Disappointment over delay on GHG reporting

Business and environment groups have criticised the government for further delaying a decision on whether to force companies to disclose their greenhouse-gas (GHG) emissions in their annual reports

Defra’s announcement that ministers remain undecided on whether to introduce mandatory reporting was labelled disappointing and frustrating by the CBI and the Institute of Environmental Management and Assessment (IEMA).

Under the Climate Change Act 2008, the government had to introduce legislation mandating GHG reporting by 31 March 2012 or publish an explanation as to why it had not done so. In a short document published on Tuesday (27 March), the environment department confirmed ministers were still considering the cost-benefit analysis of mandating reporting and responses to last year’s consultation which proffered four options (three mandatory and one voluntary) on firms’ reporting of GHGs.

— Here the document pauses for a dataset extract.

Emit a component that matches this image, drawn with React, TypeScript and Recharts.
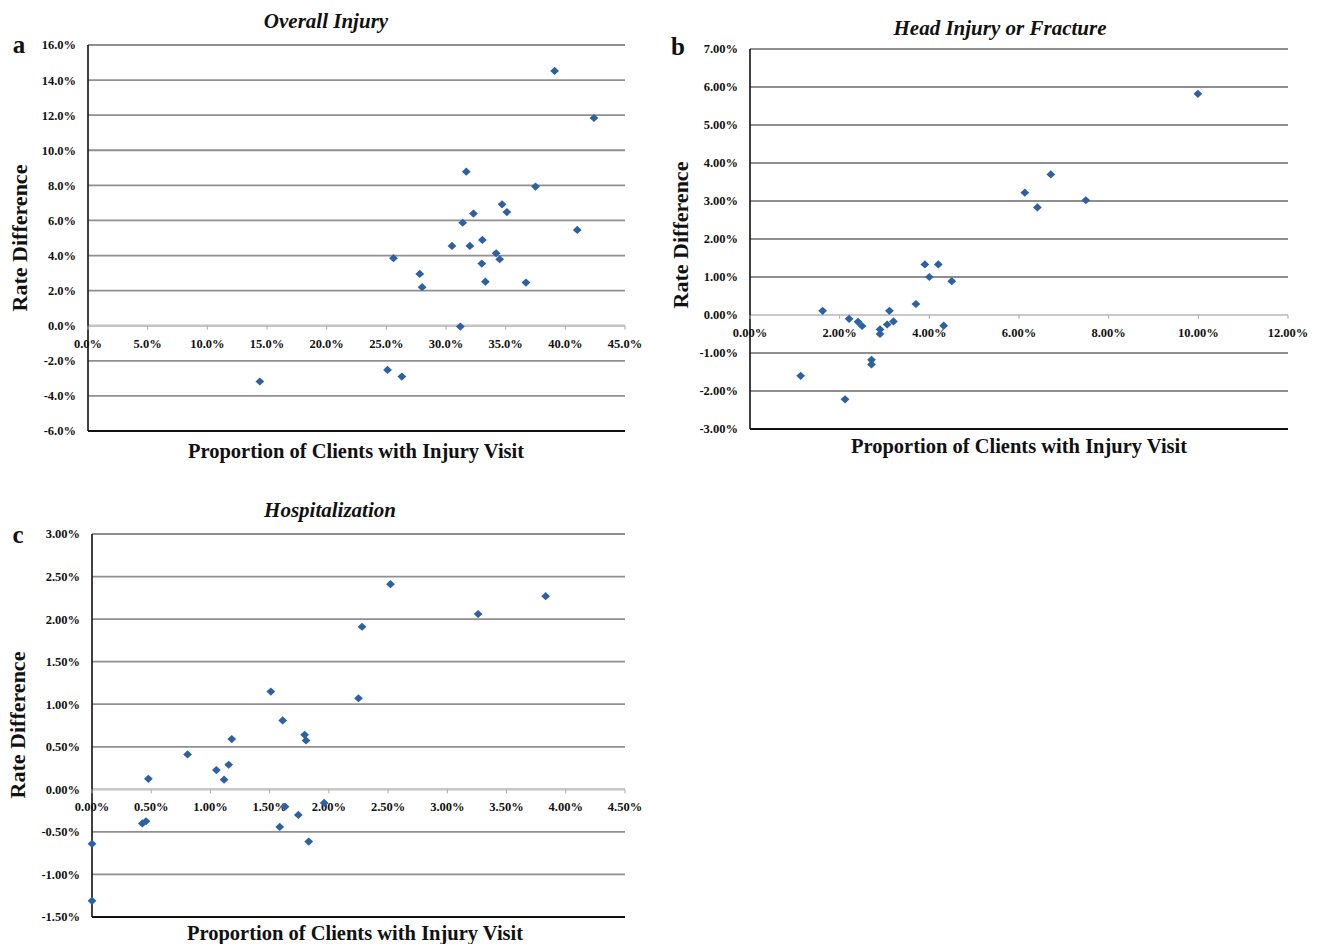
import React from "react";
import {
  ScatterChart,
  Scatter,
  XAxis,
  YAxis,
  CartesianGrid,
  ReferenceLine,
  ReferenceDot,
} from "recharts";

// ---- Data (percent values) ----
const overallX = [14.4, 25.1, 26.3, 25.6, 27.8, 28.0, 31.2, 30.5, 31.4, 31.7, 32.0, 32.3, 33.05, 33.0, 33.3, 34.2, 34.5, 34.7, 35.1, 36.7, 37.5, 39.1, 41.0, 42.4];
const overallY = [-3.18, -2.52, -2.9, 3.85, 2.95, 2.2, -0.05, 4.55, 5.87, 8.78, 4.55, 6.39, 4.89, 3.54, 2.51, 4.13, 3.79, 6.92, 6.48, 2.46, 7.93, 14.52, 5.46, 11.84];

const headX = [1.13, 1.62, 2.12, 2.21, 2.41, 2.5, 2.71, 2.71, 2.9, 2.9, 3.06, 3.11, 3.2, 3.7, 3.9, 4.0, 4.2, 4.32, 4.5, 6.13, 6.41, 6.71, 7.49, 9.99];
const headY = [-1.6, 0.11, -2.22, -0.1, -0.18, -0.29, -1.18, -1.3, -0.38, -0.5, -0.25, 0.11, -0.17, 0.29, 1.33, 1.0, 1.33, -0.28, 0.89, 3.22, 2.83, 3.7, 3.02, 5.82];

const hospX = [0, 0, 0.425, 0.456, 0.476, 0.807, 1.05, 1.115, 1.154, 1.18, 1.51, 1.61, 1.585, 1.63, 1.742, 1.795, 1.807, 1.83, 1.96, 2.25, 2.28, 2.52, 3.26, 3.83];
const hospY = [-0.64, -1.31, -0.4, -0.375, 0.124, 0.41, 0.226, 0.113, 0.289, 0.59, 1.149, 0.81, -0.442, -0.204, -0.301, 0.64, 0.574, -0.614, -0.16, 1.07, 1.91, 2.41, 2.06, 2.27];

const overallXTicks = [0, 5, 10, 15, 20, 25, 30, 35, 40, 45];
const overallYTicks = [-6, -4, -2, 0, 2, 4, 6, 8, 10, 12, 14, 16];
const headXTicks = [0, 2, 4, 6, 8, 10, 12];
const headYTicks = [-3, -2, -1, 0, 1, 2, 3, 4, 5, 6, 7];
const hospXTicks = [0, 0.5, 1, 1.5, 2, 2.5, 3, 3.5, 4, 4.5];
const hospYTicks = [-1.5, -1, -0.5, 0, 0.5, 1, 1.5, 2, 2.5, 3];

const titles = ["Overall Injury", "Head Injury or Fracture", "Hospitalization"];
const letters = ["a", "b", "c"];
const xTitle = "Proportion of Clients with Injury Visit";
const yTitle = "Rate Difference";

const SERIF = '"Liberation Serif", "Times New Roman", "DejaVu Serif", serif';
const BLUE = "#2c62a4";
const TICK_FS = 12.5;

const Diamond = (p: any) => {
  const { cx, cy } = p;
  if (cx == null || cy == null) return null;
  const w = 4.4;
  const h = 4.1;
  return (
    <polygon
      points={`${cx},${cy - h} ${cx + w},${cy} ${cx},${cy + h} ${cx - w},${cy}`}
      fill={BLUE}
    />
  );
};

type PanelProps = {
  xs: number[];
  ys: number[];
  xTicks: number[];
  yTicks: number[];
  digits: number;
  width: number;
  height: number;
  margin: { top: number; right: number; bottom: number; left: number };
};

const Panel = ({ xs, ys, xTicks, yTicks, digits, width, height, margin }: PanelProps) => {
  const data = xs.map((x, i) => ({ x, y: ys[i] }));
  const fmt = (v: number) => v.toFixed(digits) + "%";
  return (
    <ScatterChart width={width} height={height} margin={margin} style={{ overflow: "visible" }}>
      <CartesianGrid
        horizontal={true}
        vertical={false}
        stroke="#8f8f8f"
        strokeWidth={1.8}
      />
      <XAxis
        type="number"
        dataKey="x"
        domain={[xTicks[0], xTicks[xTicks.length - 1]]}
        ticks={xTicks}
        tick={false}
        tickLine={false}
        height={2}
        axisLine={{ stroke: "#111", strokeWidth: 2 }}
      />
      <YAxis
        type="number"
        dataKey="y"
        domain={[yTicks[0], yTicks[yTicks.length - 1]]}
        ticks={yTicks}
        interval={0}
        width={60}
        tickLine={false}
        tickSize={4}
        tickMargin={8}
        tickFormatter={fmt}
        tick={{ fill: "#111", fontSize: TICK_FS, fontWeight: 700, fontFamily: SERIF }}
        axisLine={{ stroke: "#111", strokeWidth: 1.6 }}
      />
      <ReferenceLine y={0} stroke="#c9c9c9" strokeWidth={1.8} ifOverflow="visible" />
      {xTicks.map((t) => (
        <ReferenceDot
          key={"xt" + t}
          x={t}
          y={0}
          r={1}
          ifOverflow="visible"
          shape={(p: any) => (
            <g>
              <line x1={p.cx} y1={p.cy} x2={p.cx} y2={p.cy + 4} stroke="#aaa" strokeWidth={1} />
              <text
                x={p.cx}
                y={p.cy + 22}
                textAnchor="middle"
                fontSize={TICK_FS}
                fontWeight={700}
                fontFamily={SERIF}
                fill="#111"
              >
                {fmt(t)}
              </text>
            </g>
          )}
        />
      ))}
      <Scatter data={data} shape={Diamond} isAnimationActive={false} />
    </ScatterChart>
  );
};

const T = (props: { x: number; y: number; text: string; size: number; italic?: boolean; rotate?: boolean }) => (
  <div
    style={{
      position: "absolute",
      left: props.x,
      top: props.y,
      transform: `translate(-50%, -50%)${props.rotate ? " rotate(-90deg)" : ""}`,
      fontFamily: SERIF,
      fontWeight: 700,
      fontStyle: props.italic ? "italic" : "normal",
      fontSize: props.size,
      whiteSpace: "nowrap",
      color: "#111",
      lineHeight: 1,
    }}
  >
    {props.text}
  </div>
);

export default function App() {
  return (
    <div
      style={{
        position: "absolute",
        left: 0,
        top: 0,
        width: 1320,
        height: 944,
        background: "#fff",
        overflow: "hidden",
      }}
    >
      <div style={{ position: "absolute", left: 0, top: 0 }}>
        <Panel
          xs={overallX}
          ys={overallY}
          xTicks={overallXTicks}
          yTicks={overallYTicks}
          digits={1}
          width={660}
          height={470}
          margin={{ top: 45, right: 35, bottom: 37, left: 28 }}
        />
      </div>
      <div style={{ position: "absolute", left: 660, top: 0 }}>
        <Panel
          xs={headX}
          ys={headY}
          xTicks={headXTicks}
          yTicks={headYTicks}
          digits={2}
          width={660}
          height={470}
          margin={{ top: 49, right: 32, bottom: 39, left: 30 }}
        />
      </div>
      <div style={{ position: "absolute", left: 0, top: 480 }}>
        <Panel
          xs={hospX}
          ys={hospY}
          xTicks={hospXTicks}
          yTicks={hospYTicks}
          digits={2}
          width={660}
          height={464}
          margin={{ top: 54, right: 35, bottom: 25, left: 32 }}
        />
      </div>

      <T x={326} y={21} text={titles[0]} size={21} italic />
      <T x={1000} y={28} text={titles[1]} size={21} italic />
      <T x={330} y={510} text={titles[2]} size={21} italic />

      <T x={19} y={44} text={letters[0]} size={25} />
      <T x={678} y={46} text={letters[1]} size={25} />
      <T x={18} y={534} text={letters[2]} size={25} />

      <T x={356} y={451} text={xTitle} size={20.5} />
      <T x={1019} y={446} text={xTitle} size={20.5} />
      <T x={355} y={933} text={xTitle} size={20.5} />

      <T x={20} y={238} text={yTitle} size={22} rotate />
      <T x={681} y={235} text={yTitle} size={22} rotate />
      <T x={18} y={725} text={yTitle} size={22} rotate />
    </div>
  );
}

IEMA, 90% of whose 15,000 members are in favour of mandatory GHG reporting, called the new delay unacceptable and called on the government to make a decision urgently.

“We are extremely disappointed … the government has had four years to make a decision, held a number of consultations and built up a strong evidence base that demonstrates that GHG reporting delivers cost savings for business and environmental benefits,” said Martin Baxter, IEMA’s executive director of policy.

“Both coalition parties when they were in opposition supported it. And yet, the government is now failing to make a decision, provide clear leadership and the long-term direction that will enable UK businesses to save money and deliver environmental benefits. The case is clear – GHG reporting is a win win decision for business and the environment – so why delay a decision any longer?” argued Baxter.

A survey of IEMA members in 2011 revealed that 69% of respondents agree that mandating GHG reporting will deliver cost savings for firms, 77% that it will deliver environmental benefits and 92% that it will help to provide a level playing field for organisations wanting to report their emissions.

IEMA’s position was echoed by business lobbying group the CBI.

“The CBI has long called for mandatory carbon reporting and we are frustrated, but not surprised, by this delay,” said Rhian Kelly, the CBI’s director for business environment policy.

“We urge the government to scrap the CRC and replace the reporting elements of it with mandatory carbon reporting. This should prove a key driver in reducing GHG emissions and provide a less complex, costly and bureaucratic process for businesses.”

Meanwhile, Paul Simpson, CEO of the Carbon Disclosure Project (CDP), argued that the failure to make a decision was effectively a decision not to introduce the mandatory reporting.

“By failing to make a concrete call, the UK government is not responding to market needs,” said Simpson. “The collection of accurate and comparable information from UK companies on climate change is a crucial step toward the creation of a low-carbon economy … [and] more galvanised and harmonised support would be hugely welcomed.”

In its report explaining the delay in coming to a decision, Defra stated that the evidence gathering process had taken longer than expected and that ministers were still analysing the results.

On its website the department says the final decision on whether to introduce new regulations on reporting as soon as possible.